===== Source material

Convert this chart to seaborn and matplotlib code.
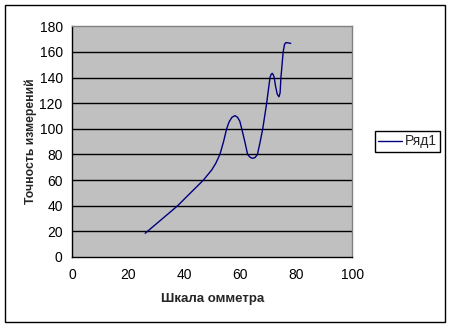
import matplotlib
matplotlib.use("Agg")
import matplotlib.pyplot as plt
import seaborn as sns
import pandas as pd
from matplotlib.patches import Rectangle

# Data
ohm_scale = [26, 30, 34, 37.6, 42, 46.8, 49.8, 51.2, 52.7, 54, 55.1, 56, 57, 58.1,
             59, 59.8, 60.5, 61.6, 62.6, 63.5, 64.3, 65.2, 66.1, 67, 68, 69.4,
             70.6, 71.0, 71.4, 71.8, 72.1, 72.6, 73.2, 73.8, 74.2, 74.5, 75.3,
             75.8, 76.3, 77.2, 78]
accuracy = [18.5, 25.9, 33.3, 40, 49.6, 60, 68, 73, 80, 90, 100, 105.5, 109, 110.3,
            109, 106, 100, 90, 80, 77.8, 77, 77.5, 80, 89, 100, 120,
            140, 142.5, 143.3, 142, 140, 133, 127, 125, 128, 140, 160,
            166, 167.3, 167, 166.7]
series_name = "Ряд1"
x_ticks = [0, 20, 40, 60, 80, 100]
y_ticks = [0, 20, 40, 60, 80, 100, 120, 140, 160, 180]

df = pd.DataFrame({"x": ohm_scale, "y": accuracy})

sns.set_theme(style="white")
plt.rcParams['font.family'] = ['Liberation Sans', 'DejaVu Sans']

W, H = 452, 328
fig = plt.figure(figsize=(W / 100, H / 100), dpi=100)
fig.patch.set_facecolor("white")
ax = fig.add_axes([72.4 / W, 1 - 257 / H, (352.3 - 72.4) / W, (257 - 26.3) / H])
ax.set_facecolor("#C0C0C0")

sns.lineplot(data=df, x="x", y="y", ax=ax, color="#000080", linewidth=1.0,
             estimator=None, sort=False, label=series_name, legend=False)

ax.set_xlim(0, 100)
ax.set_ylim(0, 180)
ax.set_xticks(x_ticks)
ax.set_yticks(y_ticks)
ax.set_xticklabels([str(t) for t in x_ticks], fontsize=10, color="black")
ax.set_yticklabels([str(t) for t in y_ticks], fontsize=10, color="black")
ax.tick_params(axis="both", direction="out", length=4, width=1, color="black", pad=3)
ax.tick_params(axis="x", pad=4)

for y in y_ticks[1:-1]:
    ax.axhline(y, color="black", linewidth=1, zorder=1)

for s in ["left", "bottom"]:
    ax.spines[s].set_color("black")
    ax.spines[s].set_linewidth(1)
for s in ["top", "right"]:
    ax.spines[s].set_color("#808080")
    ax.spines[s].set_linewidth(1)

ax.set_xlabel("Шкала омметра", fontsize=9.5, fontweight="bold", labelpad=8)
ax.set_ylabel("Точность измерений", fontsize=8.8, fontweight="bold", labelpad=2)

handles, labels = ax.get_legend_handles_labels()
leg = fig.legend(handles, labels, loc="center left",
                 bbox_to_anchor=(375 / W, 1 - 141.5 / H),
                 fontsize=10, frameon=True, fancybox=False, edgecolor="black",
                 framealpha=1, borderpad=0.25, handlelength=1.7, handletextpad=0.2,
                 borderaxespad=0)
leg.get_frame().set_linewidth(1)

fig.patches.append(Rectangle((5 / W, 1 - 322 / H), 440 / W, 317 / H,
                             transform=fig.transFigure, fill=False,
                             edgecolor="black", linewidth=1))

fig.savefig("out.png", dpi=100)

==========

◆ Exercise task:
Starting at the first line of the material, output exactly the lines up to and including the one with "from matplotlib.patches import Rectangle". Do not include the pictures.

◆ Output for this task:
Convert this chart to seaborn and matplotlib code.
import matplotlib
matplotlib.use("Agg")
import matplotlib.pyplot as plt
import seaborn as sns
import pandas as pd
from matplotlib.patches import Rectangle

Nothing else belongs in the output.